One thing to keep in mind is that general elements of $M\otimes (A/\mathfrak a)$ are sums of pure tensors. But your argument is still fine since the sums will just pull out of the maps since they're homomorphisms.
The calculations you're doing around the red part are essentially correct, although you should keep the "$+\mathfrak a$" part on the right side of the tensors since the right side of the tensor is in $A/\mathfrak a$. You can also just do $$(am)\otimes(1+\mathfrak a)=m\otimes(a(1+\mathfrak a))=m\otimes (a+\mathfrak a).$$
Answers to comments:
The universal property is exactly what's used to justify the map you gave $M\otimes (A/\mathfrak a)\to M/\mathfrak a M$ is well-defined. So you would consider the map $M\times (A/\mathfrak a)\to M/\mathfrak a M$ via $(m,a+\mathfrak a)\mapsto am+\mathfrak a M$ and show that this is $A$-bilinear, and the universal property gives you a unique $A$-linear map $\varphi:M\otimes (A/\mathfrak a)\to M/\mathfrak a M$ which satisfies $\varphi(m\otimes (a+\mathfrak a))=am+\mathfrak a M$. Basically when you want to send a pure tensor $x\otimes y$ to some $z$, you use the universal property and first define a bilinear map which sends $(x,y)$ to $z$.
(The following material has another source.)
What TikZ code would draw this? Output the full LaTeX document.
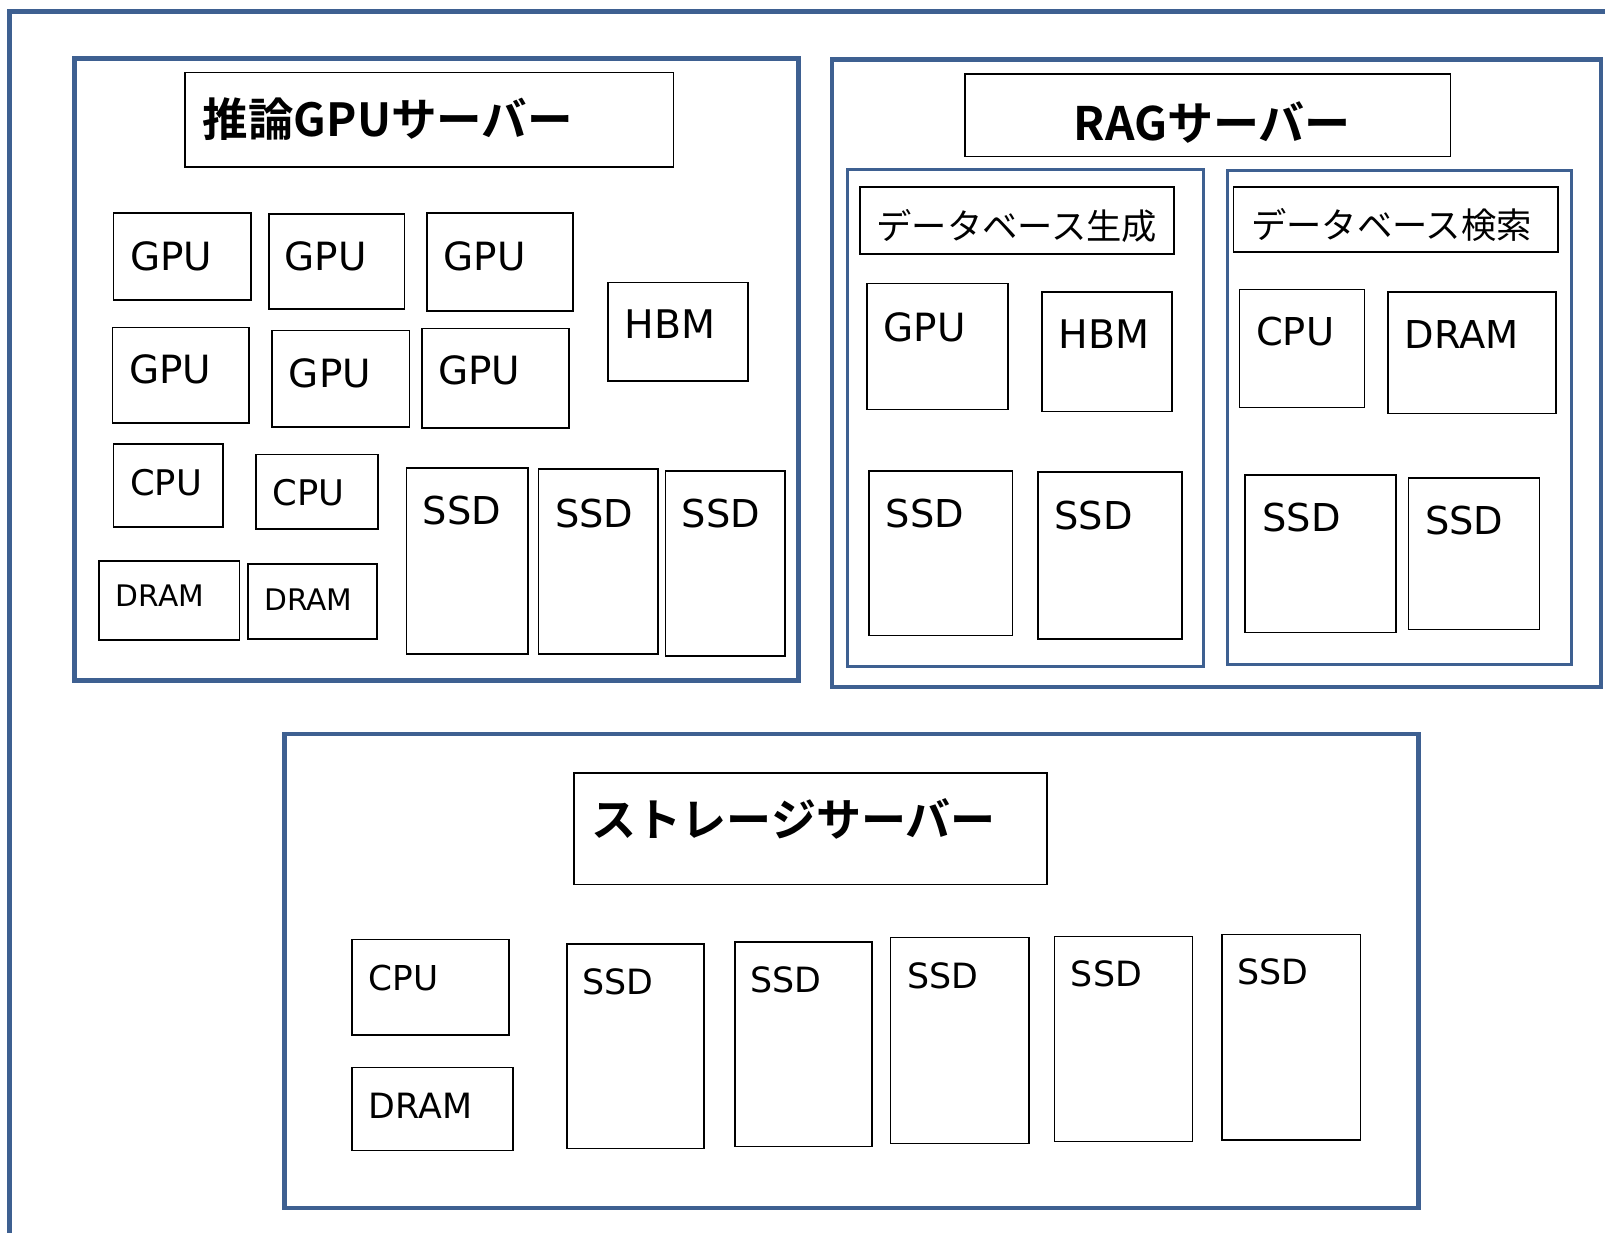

For showing $\psi$ is well-defined you don't need the first isomorphism theorem (I assume this is what you mean by the isomorphism theorem). You just show that $\mathfrak a M$ is contained in the kernel of the map $M\to M\otimes (A/\mathfrak a)$ via $m\mapsto m\otimes(1+\mathfrak a)$, so that this map factors to a map on $M/\mathfrak a M$. You could also just directly check that your map $\psi$ is well-defined, but this will be equivalent to what I have described here (and what I have described would be a little cleaner).